Others, however, say the situation is cyclical. Many aspects of the Brazilian economy are still indexed to historical inflation, such as the minimum wage, says Goldman Sachs economist Alberto Ramos. This means that when inflation was high, the indexing kept it high. But when inflation is low, the indexing acts in reverse and keeps it low. He says the effects of the recession and unemployment had combined with strong harvests to push prices down. “Don’t think we have slain the dragon of inflation forever, because part of that is just cyclical rather than structural,” Ramos says. “Part of that is a reflection of food prices … and part of that is also a reflection that we have a huge amount of slack in the economy.”
Whether all of this will translate into much stronger economic growth remains to be seen.

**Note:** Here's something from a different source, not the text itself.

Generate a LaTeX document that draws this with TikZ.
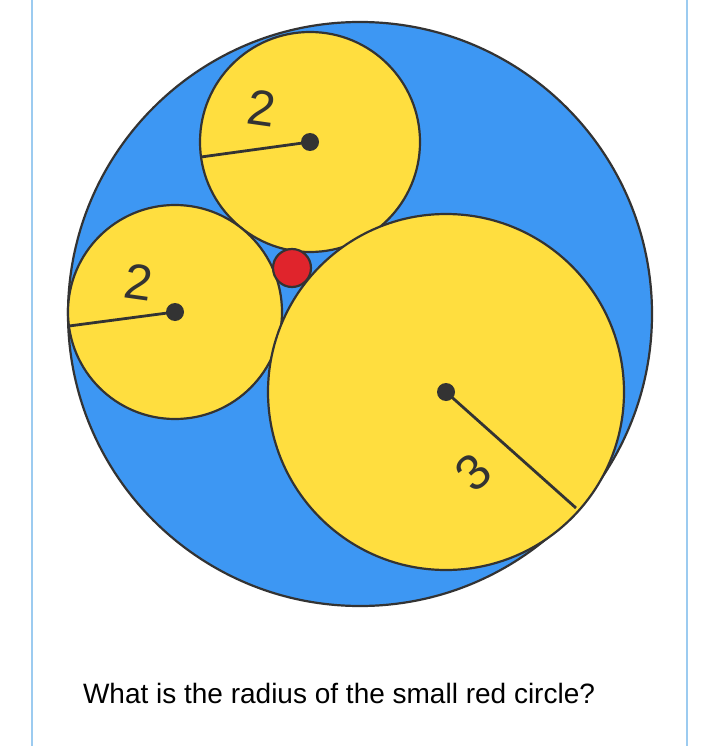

The economy grew just 1 percent last year. Economists surveyed by the central bank were predicting growth of less than 3 percent this year. “It’s a gradual recovery and nothing out of the ordinary given how deep a hole we are climbing from,” Ramos says.
For the country’s established political classes, the hope is that voters will start to feel some of these positive effects before the election. The recession, collapsing public services and corruption scandals have boosted political “outsiders,” such as far-right presidential candidate Jair Bolsonaro, analysts say.
But judging from the customers at the vegetable market in São Paulo, the positive macroeconomic headline data is not yet offering much relief to the masses.
“Everything is more expensive,” says Valéria Spinola, who works in aged care. “Before we would take R$100 with us to the market; today it’s R$200.”